## Data supplied
========
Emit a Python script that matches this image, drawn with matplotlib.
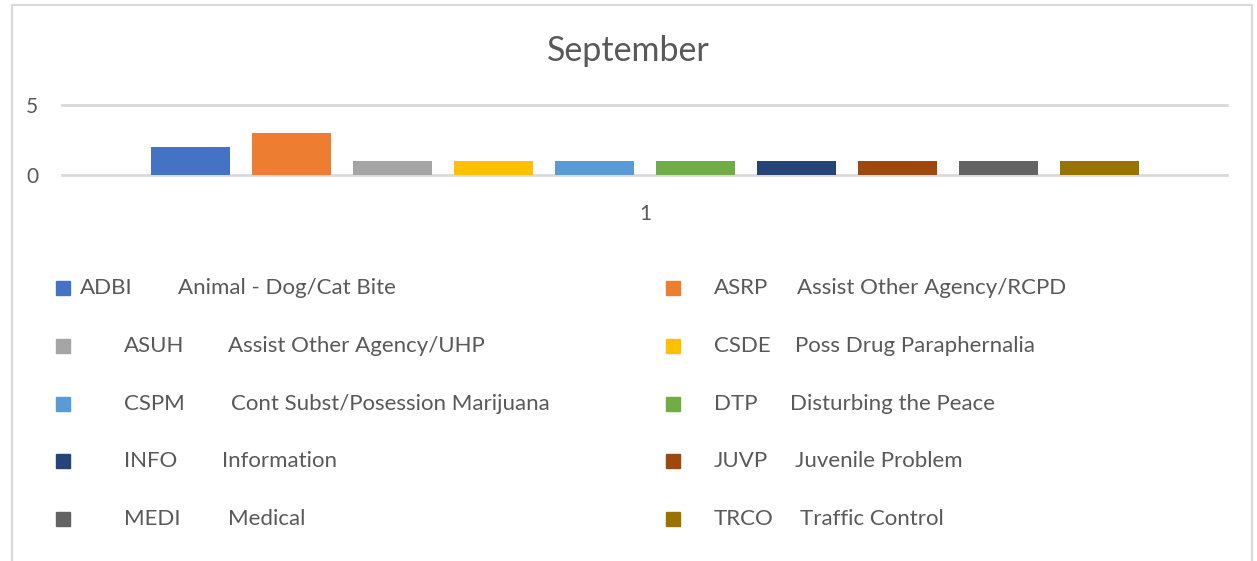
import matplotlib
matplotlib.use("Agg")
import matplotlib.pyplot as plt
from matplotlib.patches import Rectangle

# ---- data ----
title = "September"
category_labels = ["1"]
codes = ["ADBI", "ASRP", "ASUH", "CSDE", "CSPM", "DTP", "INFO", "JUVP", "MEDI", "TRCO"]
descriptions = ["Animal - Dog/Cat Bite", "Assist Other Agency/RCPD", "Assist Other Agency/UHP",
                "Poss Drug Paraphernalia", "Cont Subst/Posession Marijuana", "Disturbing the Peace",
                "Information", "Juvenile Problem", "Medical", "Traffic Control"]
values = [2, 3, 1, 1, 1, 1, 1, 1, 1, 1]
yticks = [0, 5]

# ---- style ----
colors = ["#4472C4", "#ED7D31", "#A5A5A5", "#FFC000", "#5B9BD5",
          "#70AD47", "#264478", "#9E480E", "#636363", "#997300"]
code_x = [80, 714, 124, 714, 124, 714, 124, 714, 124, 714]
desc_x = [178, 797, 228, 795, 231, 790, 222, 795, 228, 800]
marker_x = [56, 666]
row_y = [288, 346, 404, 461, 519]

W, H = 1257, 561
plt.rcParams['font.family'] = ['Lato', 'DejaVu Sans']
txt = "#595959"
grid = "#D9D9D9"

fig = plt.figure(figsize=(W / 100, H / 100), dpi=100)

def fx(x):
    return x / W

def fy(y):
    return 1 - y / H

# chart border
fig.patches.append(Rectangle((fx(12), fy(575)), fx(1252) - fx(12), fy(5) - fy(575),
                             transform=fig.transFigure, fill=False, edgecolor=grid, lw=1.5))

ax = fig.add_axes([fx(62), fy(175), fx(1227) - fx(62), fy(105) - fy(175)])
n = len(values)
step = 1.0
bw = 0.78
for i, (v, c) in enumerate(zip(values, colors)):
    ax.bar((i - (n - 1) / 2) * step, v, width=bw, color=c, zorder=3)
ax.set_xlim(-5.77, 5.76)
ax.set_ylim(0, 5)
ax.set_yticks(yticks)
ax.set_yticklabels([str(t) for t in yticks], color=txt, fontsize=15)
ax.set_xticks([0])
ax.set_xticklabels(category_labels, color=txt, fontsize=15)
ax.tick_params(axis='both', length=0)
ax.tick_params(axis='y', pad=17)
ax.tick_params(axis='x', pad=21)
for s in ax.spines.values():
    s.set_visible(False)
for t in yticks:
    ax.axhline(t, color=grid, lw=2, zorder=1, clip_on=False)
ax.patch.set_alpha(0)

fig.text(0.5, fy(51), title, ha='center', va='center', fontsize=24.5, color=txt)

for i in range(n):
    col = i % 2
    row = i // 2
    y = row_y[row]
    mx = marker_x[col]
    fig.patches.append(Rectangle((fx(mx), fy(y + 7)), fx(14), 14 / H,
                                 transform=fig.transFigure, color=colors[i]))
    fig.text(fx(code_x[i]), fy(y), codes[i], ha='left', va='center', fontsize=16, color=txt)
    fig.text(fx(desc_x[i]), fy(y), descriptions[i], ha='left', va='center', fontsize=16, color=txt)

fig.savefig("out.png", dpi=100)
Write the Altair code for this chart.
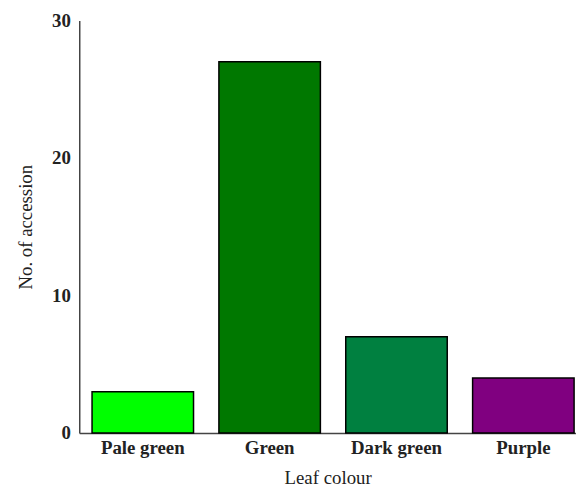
========
## Direction
Output the full set of records above without changing a word, and drop the images.

## Finished answer
Emit a Python script that matches this image, drawn with matplotlib.
import matplotlib
matplotlib.use("Agg")
import matplotlib.pyplot as plt
from matplotlib.patches import Rectangle

# ---- data ----
title = "September"
category_labels = ["1"]
codes = ["ADBI", "ASRP", "ASUH", "CSDE", "CSPM", "DTP", "INFO", "JUVP", "MEDI", "TRCO"]
descriptions = ["Animal - Dog/Cat Bite", "Assist Other Agency/RCPD", "Assist Other Agency/UHP",
                "Poss Drug Paraphernalia", "Cont Subst/Posession Marijuana", "Disturbing the Peace",
                "Information", "Juvenile Problem", "Medical", "Traffic Control"]
values = [2, 3, 1, 1, 1, 1, 1, 1, 1, 1]
yticks = [0, 5]

# ---- style ----
colors = ["#4472C4", "#ED7D31", "#A5A5A5", "#FFC000", "#5B9BD5",
          "#70AD47", "#264478", "#9E480E", "#636363", "#997300"]
code_x = [80, 714, 124, 714, 124, 714, 124, 714, 124, 714]
desc_x = [178, 797, 228, 795, 231, 790, 222, 795, 228, 800]
marker_x = [56, 666]
row_y = [288, 346, 404, 461, 519]

W, H = 1257, 561
plt.rcParams['font.family'] = ['Lato', 'DejaVu Sans']
txt = "#595959"
grid = "#D9D9D9"

fig = plt.figure(figsize=(W / 100, H / 100), dpi=100)

def fx(x):
    return x / W

def fy(y):
    return 1 - y / H

# chart border
fig.patches.append(Rectangle((fx(12), fy(575)), fx(1252) - fx(12), fy(5) - fy(575),
                             transform=fig.transFigure, fill=False, edgecolor=grid, lw=1.5))

ax = fig.add_axes([fx(62), fy(175), fx(1227) - fx(62), fy(105) - fy(175)])
n = len(values)
step = 1.0
bw = 0.78
for i, (v, c) in enumerate(zip(values, colors)):
    ax.bar((i - (n - 1) / 2) * step, v, width=bw, color=c, zorder=3)
ax.set_xlim(-5.77, 5.76)
ax.set_ylim(0, 5)
ax.set_yticks(yticks)
ax.set_yticklabels([str(t) for t in yticks], color=txt, fontsize=15)
ax.set_xticks([0])
ax.set_xticklabels(category_labels, color=txt, fontsize=15)
ax.tick_params(axis='both', length=0)
ax.tick_params(axis='y', pad=17)
ax.tick_params(axis='x', pad=21)
for s in ax.spines.values():
    s.set_visible(False)
for t in yticks:
    ax.axhline(t, color=grid, lw=2, zorder=1, clip_on=False)
ax.patch.set_alpha(0)

fig.text(0.5, fy(51), title, ha='center', va='center', fontsize=24.5, color=txt)

for i in range(n):
    col = i % 2
    row = i // 2
    y = row_y[row]
    mx = marker_x[col]
    fig.patches.append(Rectangle((fx(mx), fy(y + 7)), fx(14), 14 / H,
                                 transform=fig.transFigure, color=colors[i]))
    fig.text(fx(code_x[i]), fy(y), codes[i], ha='left', va='center', fontsize=16, color=txt)
    fig.text(fx(desc_x[i]), fy(y), descriptions[i], ha='left', va='center', fontsize=16, color=txt)

fig.savefig("out.png", dpi=100)
Write the Altair code for this chart.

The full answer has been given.